I have explored a very simple three-parameter model for growth and productivity in organizations during the transition period when we are assimilating new hires. I have modeled "useful hours" and "overall organizational productivity" as a function of growth rate, new team-member productivity, and organizational assimilation effectiveness. While the model is simple, it shows that high growth rates are risky and that the combination of high growth and low new-employee productivity can be disastrous. Note that this occurs even under the assumption that the steady-state productivity of the new employees equals that of the existing ones. Add to that an organization that is inefficient in assimilating new team members, and you have the recipe for a perfect storm.
Even if the new hires are as good as the people already in place, there is yet another danger: The new, larger organization may be less productive, per capita, than before. Overall productivity may suffer due to size and scaling effects, such as the increased overhead of more communication links, and so on. Our model ignored these effects.
What happens in reality is often even more insidious: In our attempt to grow faster, we often lower our recruiting standards. When this happens, not only is the combined "growth + training hit" large, but there is a dilution of the talent pool, leading to a permanent lowering of productivity even after the ramp-up is complete. The problem for the organization is a difficult one: During the ramp-up period, we attribute the decrease in productivity to ramp-up activities; it is only after that period is completed that we observe that our overall productivity has suffered. By then, of course, it is too late.
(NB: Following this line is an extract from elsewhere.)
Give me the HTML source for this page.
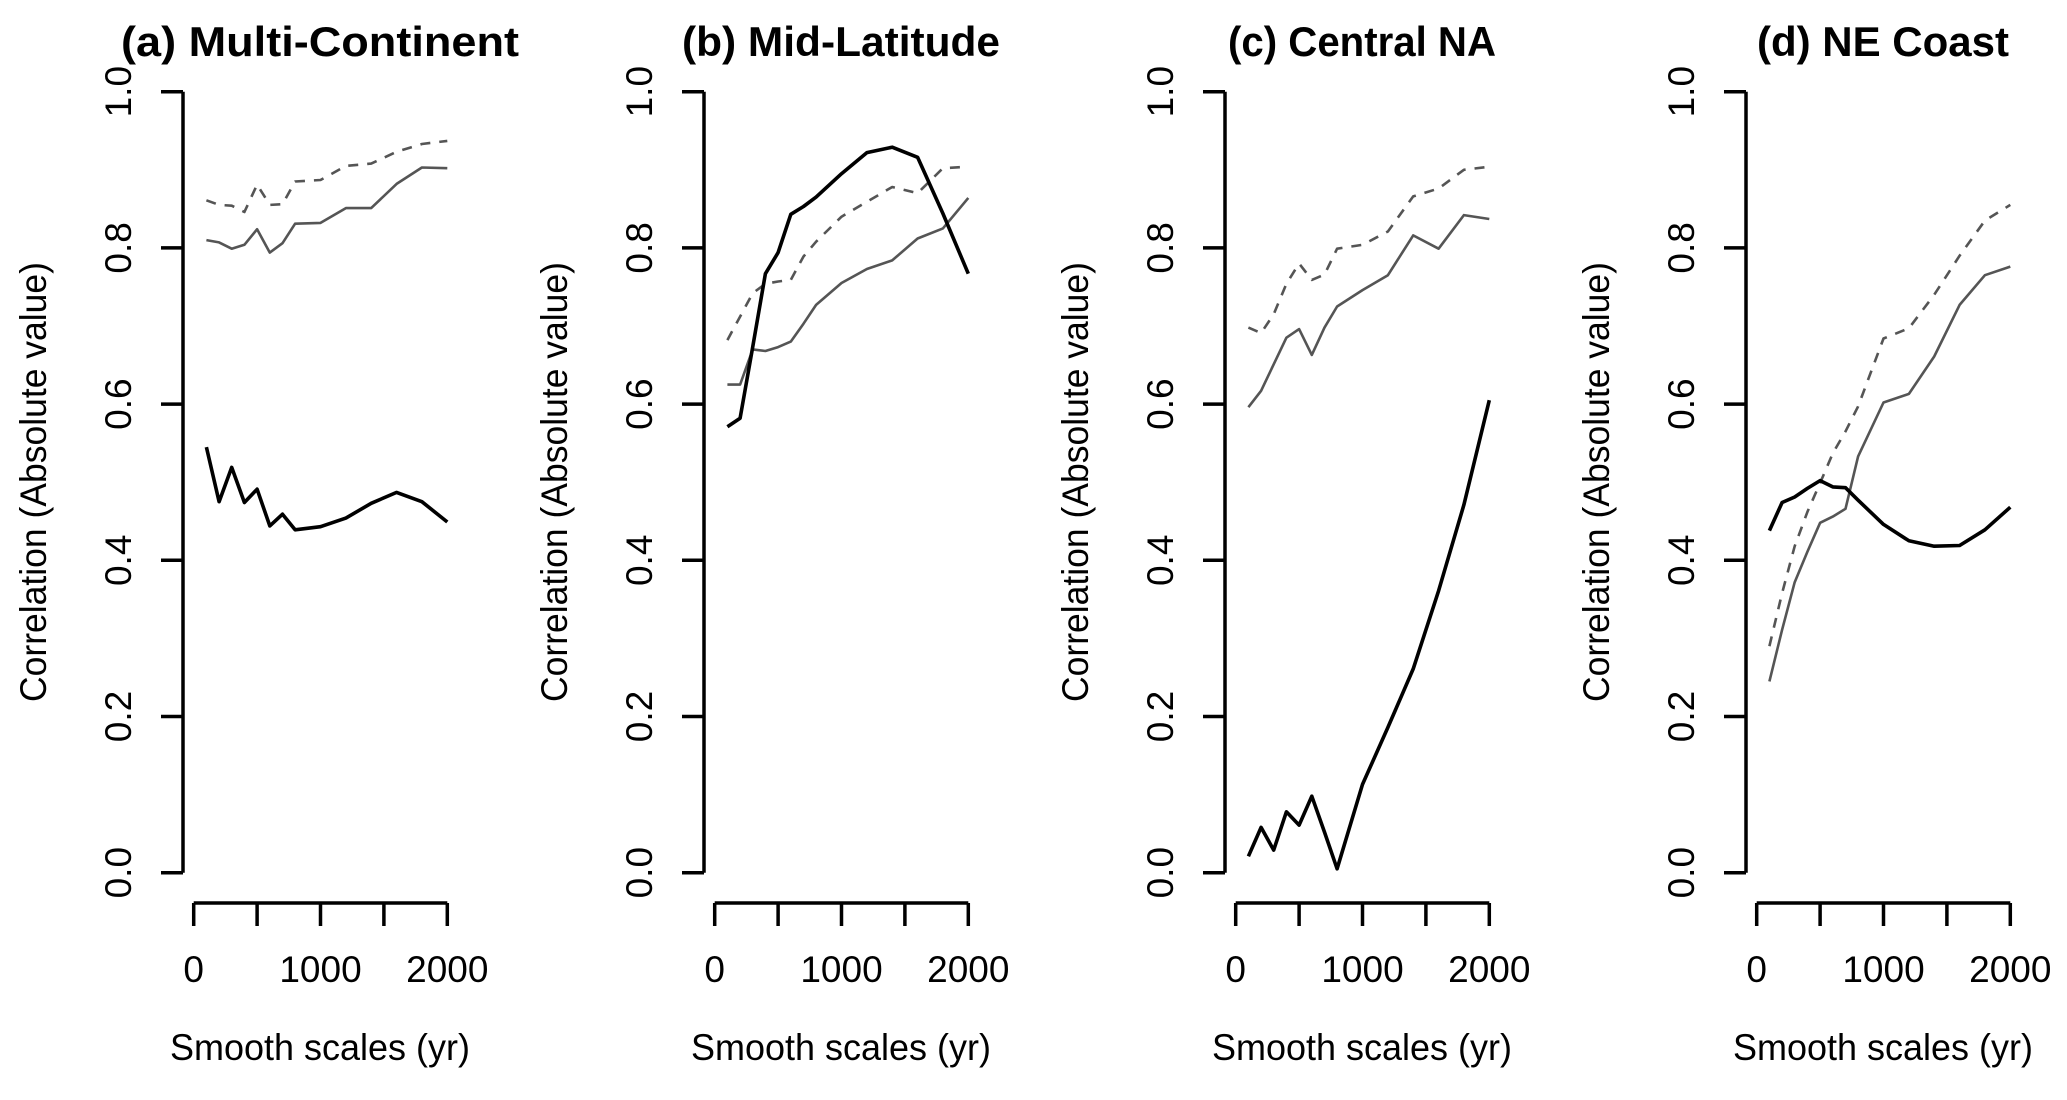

A long-term problem has escaped us under the guise of being a transitional or short-term one; there has been "masking." That is why it is crucial when hiring to always bring people on board who, in steady state, will raise the average productivity of the group.
Along the way we made an interesting observation: Although our model was very simple, it led to several non-linear relationships. We have poor instincts for things that are non-linear. The graphs that we produced to illustrate the interdependencies amongst the variables revealed structures that we had not foreseen. It is these "hidden" structures that cause otherwise good managers to be surprised; things diverge on them more rapidly than they expect because of non-linearities. Cutting just one more month off a schedule by adding people sometimes has disastrous consequences if you are already in the "yellow zone" without knowing it. That last seemingly small step pushes you over the cliff and into the abyss. Better to draw some graphs and understand where you really are than to scream loudly on the way down.
Attention should be paid to the suggestions I made to improve the parameters P and D that govern everything else. This is the "call to action." Models are useful only to the extent that we use them to understand nature and then work on changing the values of the parameters that negatively affect our performance.
The model made several simplifying assumptions about which I prudently tried to warn you. If, based on these assumptions, the model predicts productivity and cost effects that are unpleasant, it behooves the manager to proceed with caution. The reason is simple: Nature is rarely as kind to us as the mathematical model. When Mr. Murphy (of "Murphy's Law" fame) adds his contribution to the mix, one can be sure that the results will in general be worse than what our models predict. One needs to have a margin for error. So "taking the model with a grain of salt" means this: If the model says you are OK, proceed with caution; if the model says you might have a problem or be in a high-risk situation, back off and reconsider. In most situations, managers are too optimistic in estimating the parameters that go into the model, and that, coupled with some of the "ideal" assumptions that go into it, can lead to project Hell.